Kurzban Kurzban Tetzeli & Pratt | Attorneys At Law

Woman adopted by U.S. citizen 30-years ago now faces deportation, P. 2

On Behalf of | May 31, 2012 | Deportation and Removal |

In the last post, this blog began a discussion of a 30-year-old woman’s plight in immigration court. The woman was adopted when she was three-months-old in 1982. Her mother died roughly 8-years later and had never sought to file citizenship paperwork for the child.

The India-born adoptive child turned 18-years-old just 11 months before federal immigration law generally made citizenship automatic in similar types of cases and the 30-year-old woman is now facing deportation. An immigration judge ruled that the Child Citizenship Act of 2000 does not apply to her situation. She appealed that decision to the U.S. Court of Appeals for the 10th Circuit, which does not control federal courts in Florida, but may serve as persuasive authority.

The federal appellate court agreed with the immigration judge. The immigration court had ruled that the Child Citizenship Act of 2000 does not apply to the woman. The 2000 law grants automatic citizenship to certain foreign-born children who were 18 or younger when the law went into effect on February 27, 2001. The woman missed the cut-off date by roughly 11 months-she was born April 1, 1982 and turned 18 in the year 2000.

The woman is seeking (through immigration law attorneys) to find a way to remain in the only country that she has ever known. The attorneys are considering a variety of options-ranging from appealing the case to the U.S. Supreme Court, to working with the Indian government.

The woman is also considering seeking to withdraw her 2004 guilty plea. She says that she believed that she was a U.S. citizen when she entered that plea and did not know of the potential deportation implications that entering the guilty plea could create.

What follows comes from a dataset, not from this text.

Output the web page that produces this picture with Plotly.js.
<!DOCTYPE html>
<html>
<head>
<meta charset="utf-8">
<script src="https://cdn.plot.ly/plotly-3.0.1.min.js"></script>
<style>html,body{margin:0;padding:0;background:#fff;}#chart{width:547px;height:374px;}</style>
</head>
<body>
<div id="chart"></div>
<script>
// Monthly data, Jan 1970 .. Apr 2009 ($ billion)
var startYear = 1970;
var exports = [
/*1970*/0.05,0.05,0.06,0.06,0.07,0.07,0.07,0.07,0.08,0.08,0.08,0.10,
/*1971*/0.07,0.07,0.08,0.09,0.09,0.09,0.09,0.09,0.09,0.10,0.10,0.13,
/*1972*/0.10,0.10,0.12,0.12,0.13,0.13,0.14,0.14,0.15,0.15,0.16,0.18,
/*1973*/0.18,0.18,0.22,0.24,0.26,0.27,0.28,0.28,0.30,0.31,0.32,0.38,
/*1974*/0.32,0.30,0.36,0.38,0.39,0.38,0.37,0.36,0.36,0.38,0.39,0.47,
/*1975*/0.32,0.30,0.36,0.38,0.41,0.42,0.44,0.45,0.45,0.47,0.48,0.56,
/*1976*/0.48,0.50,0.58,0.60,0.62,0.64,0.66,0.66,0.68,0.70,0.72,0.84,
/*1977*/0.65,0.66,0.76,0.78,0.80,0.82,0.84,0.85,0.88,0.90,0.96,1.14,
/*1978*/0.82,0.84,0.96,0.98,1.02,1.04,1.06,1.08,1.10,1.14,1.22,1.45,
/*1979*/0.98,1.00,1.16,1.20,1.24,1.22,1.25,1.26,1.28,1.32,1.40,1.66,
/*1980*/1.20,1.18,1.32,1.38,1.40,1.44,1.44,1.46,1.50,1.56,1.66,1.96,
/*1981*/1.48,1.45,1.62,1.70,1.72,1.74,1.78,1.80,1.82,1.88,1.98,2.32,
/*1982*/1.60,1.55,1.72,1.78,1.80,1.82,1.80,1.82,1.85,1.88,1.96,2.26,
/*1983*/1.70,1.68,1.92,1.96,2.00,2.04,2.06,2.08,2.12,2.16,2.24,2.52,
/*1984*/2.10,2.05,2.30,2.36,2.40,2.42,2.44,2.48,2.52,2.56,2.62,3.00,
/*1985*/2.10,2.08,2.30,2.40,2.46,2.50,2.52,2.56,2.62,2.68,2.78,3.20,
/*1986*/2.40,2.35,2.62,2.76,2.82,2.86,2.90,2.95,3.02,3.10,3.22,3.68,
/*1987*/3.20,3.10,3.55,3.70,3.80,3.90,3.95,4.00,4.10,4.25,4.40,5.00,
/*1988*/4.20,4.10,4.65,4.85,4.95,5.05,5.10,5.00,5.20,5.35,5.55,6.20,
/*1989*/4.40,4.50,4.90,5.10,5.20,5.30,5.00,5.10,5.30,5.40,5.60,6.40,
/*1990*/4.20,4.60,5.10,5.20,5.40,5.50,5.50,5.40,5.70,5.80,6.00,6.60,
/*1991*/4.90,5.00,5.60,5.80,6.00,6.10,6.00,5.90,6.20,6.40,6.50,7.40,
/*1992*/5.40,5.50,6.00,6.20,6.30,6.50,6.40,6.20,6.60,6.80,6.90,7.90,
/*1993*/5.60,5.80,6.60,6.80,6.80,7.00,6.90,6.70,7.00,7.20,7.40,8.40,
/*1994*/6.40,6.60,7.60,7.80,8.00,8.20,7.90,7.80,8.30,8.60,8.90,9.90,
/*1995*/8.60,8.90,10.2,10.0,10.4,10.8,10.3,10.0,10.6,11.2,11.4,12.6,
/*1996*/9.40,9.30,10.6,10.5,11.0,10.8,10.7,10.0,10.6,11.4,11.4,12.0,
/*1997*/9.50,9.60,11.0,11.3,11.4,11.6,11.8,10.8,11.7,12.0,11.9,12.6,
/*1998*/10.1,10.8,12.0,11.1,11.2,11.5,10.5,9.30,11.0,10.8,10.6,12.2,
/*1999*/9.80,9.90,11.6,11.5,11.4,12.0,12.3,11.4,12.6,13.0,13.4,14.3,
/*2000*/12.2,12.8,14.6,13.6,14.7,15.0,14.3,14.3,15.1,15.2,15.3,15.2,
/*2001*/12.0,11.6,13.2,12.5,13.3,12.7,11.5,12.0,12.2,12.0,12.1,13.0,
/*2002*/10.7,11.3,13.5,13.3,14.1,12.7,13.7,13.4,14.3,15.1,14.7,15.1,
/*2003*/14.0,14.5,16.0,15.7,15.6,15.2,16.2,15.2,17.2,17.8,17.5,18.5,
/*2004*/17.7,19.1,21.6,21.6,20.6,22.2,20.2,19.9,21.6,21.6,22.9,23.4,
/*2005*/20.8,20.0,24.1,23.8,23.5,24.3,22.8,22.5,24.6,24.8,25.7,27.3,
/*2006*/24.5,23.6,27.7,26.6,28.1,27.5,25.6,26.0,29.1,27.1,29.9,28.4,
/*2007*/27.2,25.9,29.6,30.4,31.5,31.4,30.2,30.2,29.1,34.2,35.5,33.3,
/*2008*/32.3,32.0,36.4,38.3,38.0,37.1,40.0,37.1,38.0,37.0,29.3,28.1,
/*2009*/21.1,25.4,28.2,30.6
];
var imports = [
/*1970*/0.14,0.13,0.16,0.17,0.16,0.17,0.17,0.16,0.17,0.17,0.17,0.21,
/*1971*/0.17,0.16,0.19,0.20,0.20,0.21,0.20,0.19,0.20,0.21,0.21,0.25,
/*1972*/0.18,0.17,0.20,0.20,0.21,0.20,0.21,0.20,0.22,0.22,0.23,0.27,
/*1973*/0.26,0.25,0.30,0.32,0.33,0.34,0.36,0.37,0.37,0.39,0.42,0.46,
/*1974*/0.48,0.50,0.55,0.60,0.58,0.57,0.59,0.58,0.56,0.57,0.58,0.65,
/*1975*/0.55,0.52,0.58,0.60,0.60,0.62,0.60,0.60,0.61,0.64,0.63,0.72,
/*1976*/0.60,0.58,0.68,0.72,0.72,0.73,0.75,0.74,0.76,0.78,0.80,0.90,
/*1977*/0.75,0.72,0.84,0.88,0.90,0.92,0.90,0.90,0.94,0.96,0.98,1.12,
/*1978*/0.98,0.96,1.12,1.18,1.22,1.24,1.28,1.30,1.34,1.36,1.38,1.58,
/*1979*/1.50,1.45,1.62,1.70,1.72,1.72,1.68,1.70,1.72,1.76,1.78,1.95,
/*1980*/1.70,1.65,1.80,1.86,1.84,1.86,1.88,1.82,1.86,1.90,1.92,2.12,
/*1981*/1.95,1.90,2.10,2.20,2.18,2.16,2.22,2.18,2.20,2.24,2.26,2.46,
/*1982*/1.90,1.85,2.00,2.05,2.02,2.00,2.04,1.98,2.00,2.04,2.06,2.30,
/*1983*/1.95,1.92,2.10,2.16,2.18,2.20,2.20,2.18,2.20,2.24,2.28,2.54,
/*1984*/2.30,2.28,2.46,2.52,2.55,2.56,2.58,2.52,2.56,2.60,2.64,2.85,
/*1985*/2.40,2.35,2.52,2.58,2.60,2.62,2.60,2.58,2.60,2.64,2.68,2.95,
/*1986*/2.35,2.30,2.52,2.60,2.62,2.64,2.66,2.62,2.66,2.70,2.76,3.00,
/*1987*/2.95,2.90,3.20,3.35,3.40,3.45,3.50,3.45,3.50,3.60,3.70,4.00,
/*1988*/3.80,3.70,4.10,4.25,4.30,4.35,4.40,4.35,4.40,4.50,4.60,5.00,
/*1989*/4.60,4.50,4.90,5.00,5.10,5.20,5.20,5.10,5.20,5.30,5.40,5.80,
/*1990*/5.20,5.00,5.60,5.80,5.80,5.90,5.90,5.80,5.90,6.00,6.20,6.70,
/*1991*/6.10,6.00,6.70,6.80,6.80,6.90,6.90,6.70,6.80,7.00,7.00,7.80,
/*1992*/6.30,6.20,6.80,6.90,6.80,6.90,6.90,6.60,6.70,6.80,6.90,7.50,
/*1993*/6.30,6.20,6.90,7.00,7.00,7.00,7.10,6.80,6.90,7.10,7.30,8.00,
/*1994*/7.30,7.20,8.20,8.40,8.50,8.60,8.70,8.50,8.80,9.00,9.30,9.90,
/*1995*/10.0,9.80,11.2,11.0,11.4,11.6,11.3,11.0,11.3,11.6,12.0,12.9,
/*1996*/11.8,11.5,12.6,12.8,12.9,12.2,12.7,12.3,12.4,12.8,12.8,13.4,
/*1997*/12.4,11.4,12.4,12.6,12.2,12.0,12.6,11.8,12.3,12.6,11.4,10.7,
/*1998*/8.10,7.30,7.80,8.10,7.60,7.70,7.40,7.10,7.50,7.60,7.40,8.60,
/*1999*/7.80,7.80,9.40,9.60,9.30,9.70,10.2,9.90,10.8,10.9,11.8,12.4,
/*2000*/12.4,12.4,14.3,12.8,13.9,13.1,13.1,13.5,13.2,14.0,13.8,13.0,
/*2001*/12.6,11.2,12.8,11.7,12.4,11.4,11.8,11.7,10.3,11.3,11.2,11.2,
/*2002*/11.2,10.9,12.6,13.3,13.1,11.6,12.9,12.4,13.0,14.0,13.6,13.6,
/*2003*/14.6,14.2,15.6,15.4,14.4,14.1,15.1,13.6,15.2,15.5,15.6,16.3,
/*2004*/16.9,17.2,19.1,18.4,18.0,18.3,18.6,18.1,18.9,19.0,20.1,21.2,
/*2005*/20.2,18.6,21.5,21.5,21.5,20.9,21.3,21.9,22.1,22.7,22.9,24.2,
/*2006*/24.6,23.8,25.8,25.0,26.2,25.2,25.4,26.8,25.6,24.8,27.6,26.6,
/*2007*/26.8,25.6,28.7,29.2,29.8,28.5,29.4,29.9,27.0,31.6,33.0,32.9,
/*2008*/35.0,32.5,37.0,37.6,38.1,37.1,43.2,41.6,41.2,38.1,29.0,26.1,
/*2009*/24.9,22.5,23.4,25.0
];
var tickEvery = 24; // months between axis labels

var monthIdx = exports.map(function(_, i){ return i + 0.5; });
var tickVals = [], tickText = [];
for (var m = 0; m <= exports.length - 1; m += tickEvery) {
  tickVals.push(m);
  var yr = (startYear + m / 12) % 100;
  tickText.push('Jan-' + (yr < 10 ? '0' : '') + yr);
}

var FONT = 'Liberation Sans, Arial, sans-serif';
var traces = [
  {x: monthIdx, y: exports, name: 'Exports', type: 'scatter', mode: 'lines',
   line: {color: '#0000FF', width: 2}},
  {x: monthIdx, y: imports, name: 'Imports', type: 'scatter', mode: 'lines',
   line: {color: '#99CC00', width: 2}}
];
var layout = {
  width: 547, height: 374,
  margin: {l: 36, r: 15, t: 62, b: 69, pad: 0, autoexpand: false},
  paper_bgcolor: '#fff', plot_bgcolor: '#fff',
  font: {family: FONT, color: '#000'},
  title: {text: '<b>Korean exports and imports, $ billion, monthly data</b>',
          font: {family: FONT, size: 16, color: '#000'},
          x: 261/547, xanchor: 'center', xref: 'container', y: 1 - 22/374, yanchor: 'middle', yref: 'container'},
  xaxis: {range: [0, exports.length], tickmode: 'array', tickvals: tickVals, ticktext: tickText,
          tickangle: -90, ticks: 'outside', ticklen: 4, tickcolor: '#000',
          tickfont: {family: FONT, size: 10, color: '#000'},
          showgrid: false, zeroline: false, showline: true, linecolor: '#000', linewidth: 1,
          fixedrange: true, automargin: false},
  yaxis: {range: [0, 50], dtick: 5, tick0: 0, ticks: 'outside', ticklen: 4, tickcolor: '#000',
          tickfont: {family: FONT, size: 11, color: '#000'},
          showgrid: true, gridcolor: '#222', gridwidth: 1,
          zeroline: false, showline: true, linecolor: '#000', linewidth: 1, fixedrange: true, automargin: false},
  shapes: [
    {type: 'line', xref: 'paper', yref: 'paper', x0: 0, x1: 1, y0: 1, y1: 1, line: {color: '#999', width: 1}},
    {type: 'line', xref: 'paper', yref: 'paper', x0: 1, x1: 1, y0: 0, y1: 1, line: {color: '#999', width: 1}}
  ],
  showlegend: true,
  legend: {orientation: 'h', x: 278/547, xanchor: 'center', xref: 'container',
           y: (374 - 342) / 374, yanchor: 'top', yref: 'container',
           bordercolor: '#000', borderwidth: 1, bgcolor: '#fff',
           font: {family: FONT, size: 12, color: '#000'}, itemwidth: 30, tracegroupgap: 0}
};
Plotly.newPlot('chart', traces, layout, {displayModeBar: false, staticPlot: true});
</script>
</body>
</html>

The woman has no contacts in India, and knows little about the country, other than what she may have learned during her education while growing up in Utah. The woman also suffers from Multiple Sclerosis and feels that deportation could have a severe adverse impact on her health. She says, “The deportation order which may force me to part from my physicians, family, and friends here, could be a death sentence to me.”